Description of the task:
Please transcribe the data below exactly. Leave the pictures out.

Data section:

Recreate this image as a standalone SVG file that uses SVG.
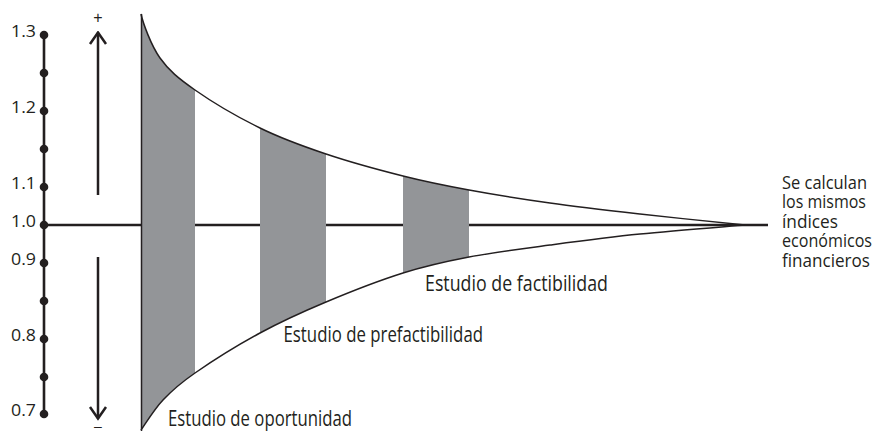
<svg xmlns="http://www.w3.org/2000/svg" width="874" height="431" viewBox="0 0 874 431">
  <style>
    .ink { stroke: #231f20; fill: none; }
    .bar { fill: #939598; stroke: none; }
    .dot { fill: #231f20; }
    .num { font-family: "Open Sans", "Liberation Sans", sans-serif; font-size: 16.5px; fill: #231f20; text-anchor: end; }
    .lbl { font-family: "Open Sans", "Liberation Sans", sans-serif; font-size: 21px; fill: #231f20; }
    .note { font-family: "Open Sans", "Liberation Sans", sans-serif; font-size: 19px; fill: #231f20; }
    .sign { font-family: "Liberation Sans", sans-serif; fill: #231f20; text-anchor: middle; }
  </style>
  <defs>
    <marker id="chev" viewBox="-14 -10 16 20" refX="0" refY="0" markerWidth="16" markerHeight="20" markerUnits="userSpaceOnUse" orient="auto">
      <path d="M-11.5,-8 L0,0 L-11.5,8" fill="none" stroke="#231f20" stroke-width="2.5"/>
    </marker>
  </defs>

  <rect width="874" height="431" fill="#ffffff"/>

  <g id="connectors">
    <line id="baseline-1-0" class="ink" x1="44" y1="225" x2="768" y2="225" stroke-width="2.6"/>
    <line id="arrow-up" class="ink" x1="98" y1="195" x2="98" y2="32.5" stroke-width="2.5" marker-end="url(#chev)"/>
    <line id="arrow-down" class="ink" x1="98" y1="257" x2="98" y2="418.5" stroke-width="2.5" marker-end="url(#chev)"/>
  </g>

  <g id="stage-oportunidad">
    <path class="bar" d="M141,14 C143,23 151,45.3 160,58 C169,70.7 178.3,78.3 195,90 L195,373 C178.8,384.2 172,390.5 163,400 C154,409.5 144.7,425 141,430 Z"/>
    <text class="lbl" x="168" y="425.5" textLength="184" lengthAdjust="spacingAndGlyphs">Estudio de oportunidad</text>
  </g>
  <g id="stage-prefactibilidad">
    <path class="bar" d="M260,128 C281.8,138.7 302.2,146 326,154 L326,302 C302.2,312 281.8,321.2 260,333 Z"/>
    <text class="lbl" x="283.5" y="341.5" textLength="199.5" lengthAdjust="spacingAndGlyphs">Estudio de prefactibilidad</text>
  </g>
  <g id="stage-factibilidad">
    <path class="bar" d="M403,176 C426.8,182 444.5,185.5 469,190 L469,257 C444.5,261.7 426.8,265.5 403,273 Z"/>
    <text class="lbl" x="425" y="291" textLength="183" lengthAdjust="spacingAndGlyphs">Estudio de factibilidad</text>
  </g>

  <g id="funnel">
    <path class="ink" stroke-width="1.5" d="M141,14 C143,23 151,45.3 160,58 C169,70.7 178.3,78.3 195,90 C211.7,101.7 238.2,117.3 260,128 C281.8,138.7 302.2,146 326,154 C349.8,162 379.2,170 403,176 C426.8,182 444.5,185.5 469,190 C493.5,194.5 521.5,199 550,203 C578.5,207 607.5,210.3 640,214 C672.5,217.7 727.5,223.2 745,225"/>
    <path class="ink" stroke-width="1.5" d="M141,430 C144.7,425 154,409.5 163,400 C172,390.5 178.8,384.2 195,373 C211.2,361.8 238.2,344.8 260,333 C281.8,321.2 302.2,312 326,302 C349.8,292 379.2,280.5 403,273 C426.8,265.5 444.5,261.7 469,257 C493.5,252.3 521.5,248.8 550,245 C578.5,241.2 607.5,237.3 640,234 C672.5,230.7 727.5,226.5 745,225"/>
    <line class="ink" stroke-width="1.5" x1="141.5" y1="14" x2="141.5" y2="431"/>
  </g>

  <g id="scale">
    <line class="ink" x1="44" y1="35" x2="44" y2="414" stroke-width="2.6"/>
    <circle class="dot" cx="44" cy="35" r="4.3"/>
    <circle class="dot" cx="44" cy="73" r="4.3"/>
    <circle class="dot" cx="44" cy="111" r="4.3"/>
    <circle class="dot" cx="44" cy="149" r="4.3"/>
    <circle class="dot" cx="44" cy="187" r="4.3"/>
    <circle class="dot" cx="44" cy="225" r="4.3"/>
    <circle class="dot" cx="44" cy="263" r="4.3"/>
    <circle class="dot" cx="44" cy="301" r="4.3"/>
    <circle class="dot" cx="44" cy="339" r="4.3"/>
    <circle class="dot" cx="44" cy="377" r="4.3"/>
    <circle class="dot" cx="44" cy="414" r="4.3"/>
    <text class="num" x="36" y="37" textLength="25" lengthAdjust="spacingAndGlyphs">1.3</text>
    <text class="num" x="36" y="113" textLength="25" lengthAdjust="spacingAndGlyphs">1.2</text>
    <text class="num" x="36" y="189" textLength="25" lengthAdjust="spacingAndGlyphs">1.1</text>
    <text class="num" x="36" y="227" textLength="25" lengthAdjust="spacingAndGlyphs">1.0</text>
    <text class="num" x="36" y="265" textLength="25" lengthAdjust="spacingAndGlyphs">0.9</text>
    <text class="num" x="36" y="341" textLength="25" lengthAdjust="spacingAndGlyphs">0.8</text>
    <text class="num" x="36" y="416" textLength="25" lengthAdjust="spacingAndGlyphs">0.7</text>
  </g>

  <g id="signs">
    <text class="sign" x="98" y="23" font-size="16">+</text>
    <text class="sign" x="98" y="431" font-size="14">–</text>
  </g>

  <g id="result-note" transform="translate(782,0) scale(0.85,1)">
    <text class="note" x="0" y="189" textLength="100" lengthAdjust="spacingAndGlyphs">Se calculan</text>
    <text class="note" x="0" y="208.5" textLength="98.8" lengthAdjust="spacingAndGlyphs">los mismos</text>
    <text class="note" x="0" y="228" textLength="65.9" lengthAdjust="spacingAndGlyphs">índices</text>
    <text class="note" x="0" y="247.5" textLength="105.9" lengthAdjust="spacingAndGlyphs">económicos</text>
    <text class="note" x="0" y="267" textLength="103.5" lengthAdjust="spacingAndGlyphs">financieros</text>
  </g>
</svg>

Task answer:
Recreate this image as a standalone SVG file that uses SVG.
<svg xmlns="http://www.w3.org/2000/svg" width="874" height="431" viewBox="0 0 874 431">
  <style>
    .ink { stroke: #231f20; fill: none; }
    .bar { fill: #939598; stroke: none; }
    .dot { fill: #231f20; }
    .num { font-family: "Open Sans", "Liberation Sans", sans-serif; font-size: 16.5px; fill: #231f20; text-anchor: end; }
    .lbl { font-family: "Open Sans", "Liberation Sans", sans-serif; font-size: 21px; fill: #231f20; }
    .note { font-family: "Open Sans", "Liberation Sans", sans-serif; font-size: 19px; fill: #231f20; }
    .sign { font-family: "Liberation Sans", sans-serif; fill: #231f20; text-anchor: middle; }
  </style>
  <defs>
    <marker id="chev" viewBox="-14 -10 16 20" refX="0" refY="0" markerWidth="16" markerHeight="20" markerUnits="userSpaceOnUse" orient="auto">
      <path d="M-11.5,-8 L0,0 L-11.5,8" fill="none" stroke="#231f20" stroke-width="2.5"/>
    </marker>
  </defs>

  <rect width="874" height="431" fill="#ffffff"/>

  <g id="connectors">
    <line id="baseline-1-0" class="ink" x1="44" y1="225" x2="768" y2="225" stroke-width="2.6"/>
    <line id="arrow-up" class="ink" x1="98" y1="195" x2="98" y2="32.5" stroke-width="2.5" marker-end="url(#chev)"/>
    <line id="arrow-down" class="ink" x1="98" y1="257" x2="98" y2="418.5" stroke-width="2.5" marker-end="url(#chev)"/>
  </g>

  <g id="stage-oportunidad">
    <path class="bar" d="M141,14 C143,23 151,45.3 160,58 C169,70.7 178.3,78.3 195,90 L195,373 C178.8,384.2 172,390.5 163,400 C154,409.5 144.7,425 141,430 Z"/>
    <text class="lbl" x="168" y="425.5" textLength="184" lengthAdjust="spacingAndGlyphs">Estudio de oportunidad</text>
  </g>
  <g id="stage-prefactibilidad">
    <path class="bar" d="M260,128 C281.8,138.7 302.2,146 326,154 L326,302 C302.2,312 281.8,321.2 260,333 Z"/>
    <text class="lbl" x="283.5" y="341.5" textLength="199.5" lengthAdjust="spacingAndGlyphs">Estudio de prefactibilidad</text>
  </g>
  <g id="stage-factibilidad">
    <path class="bar" d="M403,176 C426.8,182 444.5,185.5 469,190 L469,257 C444.5,261.7 426.8,265.5 403,273 Z"/>
    <text class="lbl" x="425" y="291" textLength="183" lengthAdjust="spacingAndGlyphs">Estudio de factibilidad</text>
  </g>

  <g id="funnel">
    <path class="ink" stroke-width="1.5" d="M141,14 C143,23 151,45.3 160,58 C169,70.7 178.3,78.3 195,90 C211.7,101.7 238.2,117.3 260,128 C281.8,138.7 302.2,146 326,154 C349.8,162 379.2,170 403,176 C426.8,182 444.5,185.5 469,190 C493.5,194.5 521.5,199 550,203 C578.5,207 607.5,210.3 640,214 C672.5,217.7 727.5,223.2 745,225"/>
    <path class="ink" stroke-width="1.5" d="M141,430 C144.7,425 154,409.5 163,400 C172,390.5 178.8,384.2 195,373 C211.2,361.8 238.2,344.8 260,333 C281.8,321.2 302.2,312 326,302 C349.8,292 379.2,280.5 403,273 C426.8,265.5 444.5,261.7 469,257 C493.5,252.3 521.5,248.8 550,245 C578.5,241.2 607.5,237.3 640,234 C672.5,230.7 727.5,226.5 745,225"/>
    <line class="ink" stroke-width="1.5" x1="141.5" y1="14" x2="141.5" y2="431"/>
  </g>

  <g id="scale">
    <line class="ink" x1="44" y1="35" x2="44" y2="414" stroke-width="2.6"/>
    <circle class="dot" cx="44" cy="35" r="4.3"/>
    <circle class="dot" cx="44" cy="73" r="4.3"/>
    <circle class="dot" cx="44" cy="111" r="4.3"/>
    <circle class="dot" cx="44" cy="149" r="4.3"/>
    <circle class="dot" cx="44" cy="187" r="4.3"/>
    <circle class="dot" cx="44" cy="225" r="4.3"/>
    <circle class="dot" cx="44" cy="263" r="4.3"/>
    <circle class="dot" cx="44" cy="301" r="4.3"/>
    <circle class="dot" cx="44" cy="339" r="4.3"/>
    <circle class="dot" cx="44" cy="377" r="4.3"/>
    <circle class="dot" cx="44" cy="414" r="4.3"/>
    <text class="num" x="36" y="37" textLength="25" lengthAdjust="spacingAndGlyphs">1.3</text>
    <text class="num" x="36" y="113" textLength="25" lengthAdjust="spacingAndGlyphs">1.2</text>
    <text class="num" x="36" y="189" textLength="25" lengthAdjust="spacingAndGlyphs">1.1</text>
    <text class="num" x="36" y="227" textLength="25" lengthAdjust="spacingAndGlyphs">1.0</text>
    <text class="num" x="36" y="265" textLength="25" lengthAdjust="spacingAndGlyphs">0.9</text>
    <text class="num" x="36" y="341" textLength="25" lengthAdjust="spacingAndGlyphs">0.8</text>
    <text class="num" x="36" y="416" textLength="25" lengthAdjust="spacingAndGlyphs">0.7</text>
  </g>

  <g id="signs">
    <text class="sign" x="98" y="23" font-size="16">+</text>
    <text class="sign" x="98" y="431" font-size="14">–</text>
  </g>

  <g id="result-note" transform="translate(782,0) scale(0.85,1)">
    <text class="note" x="0" y="189" textLength="100" lengthAdjust="spacingAndGlyphs">Se calculan</text>
    <text class="note" x="0" y="208.5" textLength="98.8" lengthAdjust="spacingAndGlyphs">los mismos</text>
    <text class="note" x="0" y="228" textLength="65.9" lengthAdjust="spacingAndGlyphs">índices</text>
    <text class="note" x="0" y="247.5" textLength="105.9" lengthAdjust="spacingAndGlyphs">económicos</text>
    <text class="note" x="0" y="267" textLength="103.5" lengthAdjust="spacingAndGlyphs">financieros</text>
  </g>
</svg>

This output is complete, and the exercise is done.